В качестве друга в самых первых стихотворениях («Мечта») Батюшков выбирает мечту. Она постоянно с ним. Именно в ней запечатлены все его размышления о жизни, все его стремления.

Подруга нежных муз, посланница небес,
Источник сладких дум и сердцу милых слез,
Где ты скрываешься, Мечта, моя богиня?

В краях изгнанников... я счастлив был тобой.
Я счастлив был, когда в моем уединеньи...
Раздастся ветров свист и вой
И в кровлю застучит и град, и дождь осенний.

Даже непогода не навевает грусть в тот момент, когда лирического героя окрыляет мечта и позволяет ему воспарить в поднебесную. И в этот момент он «счастлив наяву, был счастлив и в мечтах!» Далее в стихотворении лирический герой раскрывает нам, почему он так рад появлению такого друга. С ним не только можно поделится самым сокровенным. Мечта способна украсить жизнь человека, которая была лишена ярких цветов. Она приносит утешение и радость жизни даже узнику в цепях. Мечта способна дарить счастье даже тому, кто «миром позабыт».

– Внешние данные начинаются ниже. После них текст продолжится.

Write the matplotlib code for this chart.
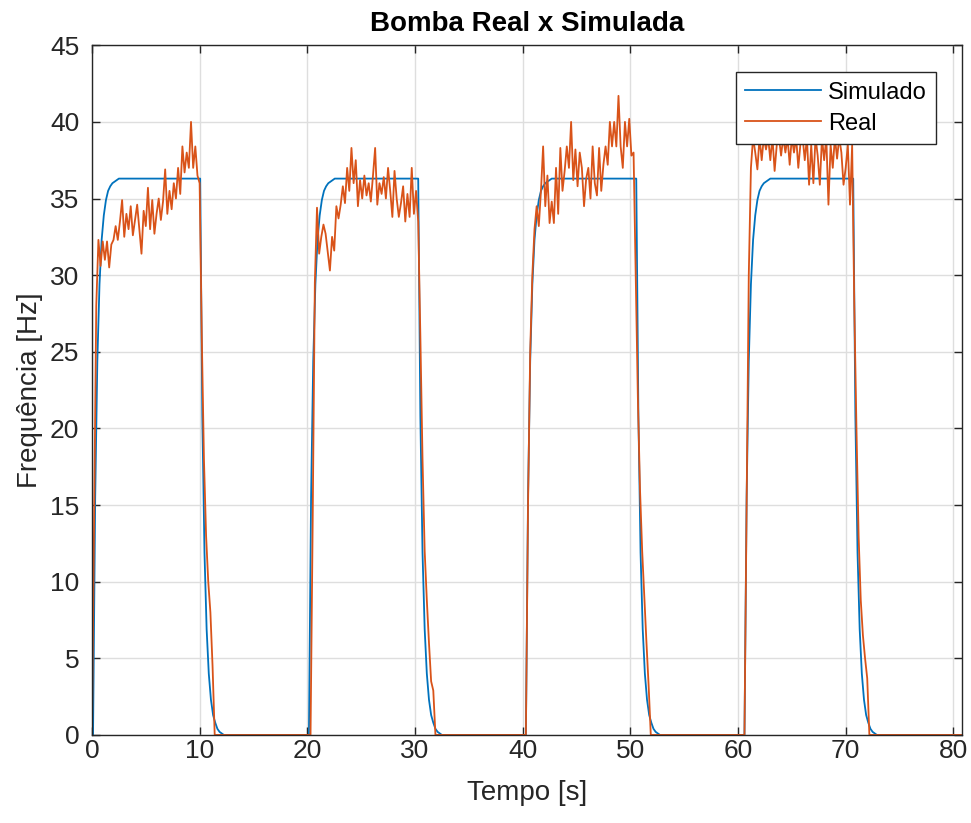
import numpy as np
from matplotlib import pyplot as plt

# simulated pump: on/off instants and the step response
sim_on = [0.1, 20.15, 40.3, 60.6]
sim_off = [10.05, 30.3, 50.55, 70.7]
sim_level = 36.3
sim_rise = [0, 15.5, 24.4, 29.4, 32.3, 33.9, 34.9, 35.5, 35.8, 36.0, 36.1, 36.2, 36.3]
sim_fall = [36.3, 20.8, 11.9, 6.9, 4.0, 2.3, 1.3, 0.8, 0.4, 0.2, 0.1, 0.0]
sim_step = 0.2

# real pump: start of each recorded burst, 0.2 s between samples
real_start = [0.0, 20.3, 40.3, 60.6]
real_step = 0.2
real_p1 = [0, 14, 28, 32.3, 30.6, 32.2, 31.0, 32.2, 30.5, 32.0,
           32.3, 33.2, 32.3, 33.5, 34.9, 32.5, 34.0, 33.0, 34.5, 32.6,
           33.6, 34.6, 33.0, 31.4, 34.2, 33.2, 35.7, 33.0, 34.9, 32.7,
           34.0, 35.0, 33.6, 34.8, 36.9, 34.0, 35.5, 34.3, 36.0, 35.0,
           37.0, 35.3, 38.4, 36.7, 38.0, 37.0, 40.0, 37.0, 38.4, 36.5,
           36, 26, 18, 13, 10, 8, 4.5, 0]
real_p2 = [0, 14, 29.5, 34.4, 31.4, 32.5, 33.3, 32.7, 31.5, 30.3,
           32.5, 31.6, 34.5, 33.7, 34.6, 35.8, 34.7, 37.0, 35.5, 38.3,
           36.0, 37.5, 34.5, 36.2, 35.0, 36.5, 35.2, 36.0, 34.8, 36.5,
           38.3, 34.6, 36.0, 35.3, 36.4, 35.0, 37.0, 35.5, 33.8, 36.8,
           35.0, 33.8, 34.7, 35.8, 33.5, 35.3, 33.8, 37.0, 34.0, 35.5,
           33.5, 26, 18, 12, 8.8, 6, 3.5, 2.9, 0]
real_p3 = [0, 15, 25, 30, 33, 34.5, 33.2, 35.5, 38.4, 34.5,
           36.5, 33.4, 34.8, 33.4, 37.0, 34.0, 38.3, 35.5, 36.8, 38.4,
           37.0, 40.0, 36.2, 38.2, 35.8, 38.0, 37.0, 34.5, 36.3, 37.0,
           35.0, 38.4, 36.0, 35.2, 38.3, 35.5, 37.2, 38.4, 37.2, 40.0,
           38.4, 40.0, 38.4, 41.7, 38.4, 37.0, 40.0, 38.4, 40.2, 37.8,
           38.0, 30, 22, 16, 12, 9, 6, 3.2, 0]
real_p4 = [0, 15, 30, 37, 39.0, 38.0, 36.9, 39.0, 37.5, 39.0,
           38.2, 39.0, 37.5, 39.0, 36.8, 38.5, 39.0, 37.8, 39.0, 38.0,
           39.0, 37.2, 39.0, 38.0, 39.0, 37.0, 38.6, 39.0, 37.5, 39.0,
           35.9, 38.5, 36.0, 39.0, 37.8, 35.9, 39.0, 37.5, 39.0, 34.6,
           38.5, 37.0, 39.0, 37.6, 39.0, 38.0, 35.9, 37.0, 38.5, 34.6,
           38.5, 28, 20, 13, 8.8, 6.5, 5, 3.7, 0]
real_bursts = [real_p1, real_p2, real_p3, real_p4]
t_end = 80.8

# build simulated series
sim_t = [0.0]
sim_y = [0.0]
for on, off in zip(sim_on, sim_off):
    for k, v in enumerate(sim_rise):
        sim_t.append(on + k * sim_step)
        sim_y.append(v)
    for k, v in enumerate(sim_fall):
        sim_t.append(off + k * sim_step)
        sim_y.append(v * sim_level / sim_fall[0])
sim_t.append(t_end)
sim_y.append(0.0)

# build real series
real_t = []
real_y = []
for start, vals in zip(real_start, real_bursts):
    for k, v in enumerate(vals):
        real_t.append(start + k * real_step)
        real_y.append(v)
real_t.append(t_end)
real_y.append(0.0)

plt.rcParams['font.family'] = ['Liberation Sans', 'DejaVu Sans']

fig = plt.figure(figsize=(9.71, 8.23), dpi=100)
ax = fig.add_axes([0.0947, 0.107, 0.896, 0.838])

ax.plot(sim_t, sim_y, color="#0072BD", linewidth=1.3, label="Simulado")
ax.plot(real_t, real_y, color="#D95319", linewidth=1.3, label="Real")

ax.set_xlim(0, t_end)
ax.set_ylim(0, 45)
ax.set_xticks(np.arange(0, 81, 10))
ax.set_yticks(np.arange(0, 46, 5))
ax.grid(True, color="#dedede", linewidth=1)
ax.set_axisbelow(True)
ax.tick_params(direction="in", length=6, width=1, labelsize=19, colors="#262626",
               top=True, right=True)
ax.tick_params(axis="x", pad=3)
ax.tick_params(axis="y", pad=9)
for s in ax.spines.values():
    s.set_color("#262626")
    s.set_linewidth(1.0)

ax.set_xlabel("Tempo [s]", fontsize=20, color="#262626", labelpad=12)
ax.set_ylabel("Frequência [Hz]", fontsize=20, color="#262626", labelpad=5)
ax.set_title("Bomba Real x Simulada", fontsize=20, fontweight="bold", pad=10)

leg = ax.legend(loc="upper right", bbox_to_anchor=(0.97, 0.961), borderaxespad=0,
                fontsize=17, handlelength=3.2, fancybox=False, framealpha=1,
                edgecolor="#262626", borderpad=0.4, labelspacing=0.38, handletextpad=0.3)
leg.get_frame().set_linewidth(1.0)

fig.savefig("out.png", dpi=100)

В стихотворении возникает еще один образ друга - это тот, кто скрыт от лирического героя могилой. Но душой он все равно рядом с ними. И в этот момент герой словно отталкивает своего нового товарища - мечту, потому что в его сердце спряталась тоска и печаль по тем друзьям, которых нет
рядом с ним.

Что пред тобой сердец холодных радость,
Веселий шум и блеск частей
Тому, кто ничего не ищет под луною,
Тому, кто сопряжен душою
С могилою давно утраченных друзей!

В конце этого предложения поставлен восклицательный знак. Он говорит о том, что не только душой, но и сердцем лирический герой всегда рядом с теми товарищами, которых встречался по жизни.

Друзья! оставьте призрак славы,
Любите в юности забавы
И сейте розы на пути.

Он призывает их наслаждаться каждым мгновением в жизни. Ведь она так скоротечна, но очень прекрасна, чтобы тратить ее на призрачные восхваления. В то же время лирический герой не рекомендует друзьям оставлять в своем сердце подобный праздник. Он советует: делиться им с окружающими. А чтобы такой мир всегда оставался с ними рядом, лирический герой в свою очередь обращается к юности, которая может дарить не только радость жизни, но и украшать каждый день цветами.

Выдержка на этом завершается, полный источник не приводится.